The Editorial Team at TaxationWeb reviews the main developments for Capital Allowances which have effect from April 2008, and considers some basic planning points.
Introduction
This article covers the main developments in the Capital Allowances regime, most of which have effect from April 2008. Whilst the ‘Annual Investment Allowance’ (AIA) has perhaps been seen as the headline development, it is important also to consider the fundamental changes to the general pool – along with the creation of an entirely new ‘special rate pool’ – as they are the context in which the new AIA will operate. It should be noted that the Treasury has admitted that these measures are intended to raise/save tax revenue for the Exchequer, of several billions of pounds, before the end of the decade. The Treasury has been heavily criticised for justifying the rate changes in terms of simplification, or aligning the treatment more closely with commercial reality, as averse to just admitting that they make good the tax lost by reducing the Mainstream Corporation Tax rate from 30% to 28%.
In brief, the Writing Down Allowance (WDA) for the main pool falls from 25% to 20%; a new ‘special rate pool’ is also created, which will only qualify for WDAs at 10% - this latter pool will be formed by the transfer of ‘long life assets’, expenditure on some asset classes which used to qualify for the normal ‘main rate’, and (very simply) some new classes as well. Whilst SME First Year Allowances (FYAs) have expired, the new ‘AIA’ offers 100% relief on up to £50,000 per annum of qualifying expenditure. Businesses with very small pools (£1,000 or less) will be also be able to write them down fully, if they wish. Losses arising on a claim to Enhanced Capital Allowances may be surrendered for a payable tax credit. The rate for Industrial and Agricultural Buildings Allowances falls to 3%.
The changes have effect for both incorporated and unincorporated businesses – albeit on slightly different ‘operative dates’ – 1 April 2008 for companies and 6 April 2008 for sole traders, partnerships etc.
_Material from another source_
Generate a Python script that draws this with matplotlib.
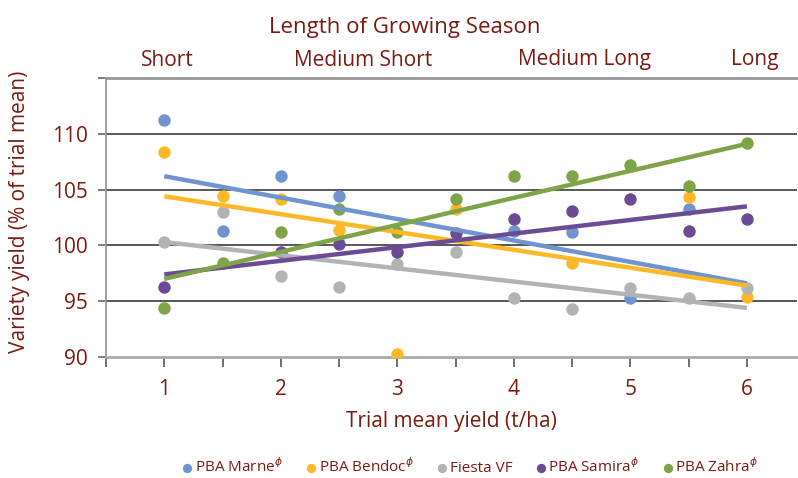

The implication is that companies will generally have to contend with the changes before their unincorporated counterparts, because periods of account ending on/after 6 April 2008 clearly fall into the 2008/09 tax year and may not be reportable for tax purposes by unincorporated businesses, until as late as 31 January 2010. Commencements or cessations may, however, effectively bring these changes forwards for unincorporated businesses as well.
Summary of Amendments to Capital Allowances Regime – Budget 20081. Main Rate of Capital Allowances Writing Down Allowance falls from 25% to 20%;
2. Broadly, assets ‘integrated’ into buildings will only qualify for 10% WDAs;
3. Long-life assets’ WDA will increase from 6% to 10%;
4. Introduction of 100% Annual Investment Allowance;
5. Businesses whose pool values fall to £1,000 or less will be able to claim 100% of the pool;
6. Enhanced Capital Allowances Credit;
7. Reduction of Industrial / Agricultural Buildings Allowance from 4% to 3% (FA 2007)
8. Conclusion and Basic Planning
9. Appendix – Simple Draft Capital Allowances Computation for the Transitional Period
1. The Main Capital Allowances Pool Rate Falls
i. The main rate for Capital Allowances will fall from 25% to 20% from the operative date(s) of 1/4/08 (CT) or 6/4/08 (IT). Transitional arrangements are in place to deal with situations where the chargeable period spans the operative date: a ‘hybrid rate’ is created, whereby the effective rate is devised according to the duration of the chargeable period falling before the operative date, and that falling afterwards, by reference to the duration of the aggregate chargeable period.
ii. The ‘hybrid rate’ is applied to expenditure qualifying for the main pool, regardless of whether it was incurred before or after the operative date, but only insofar as the expenditure didn’t qualify for SME FYAs before the operative date, or the AIA afterwards.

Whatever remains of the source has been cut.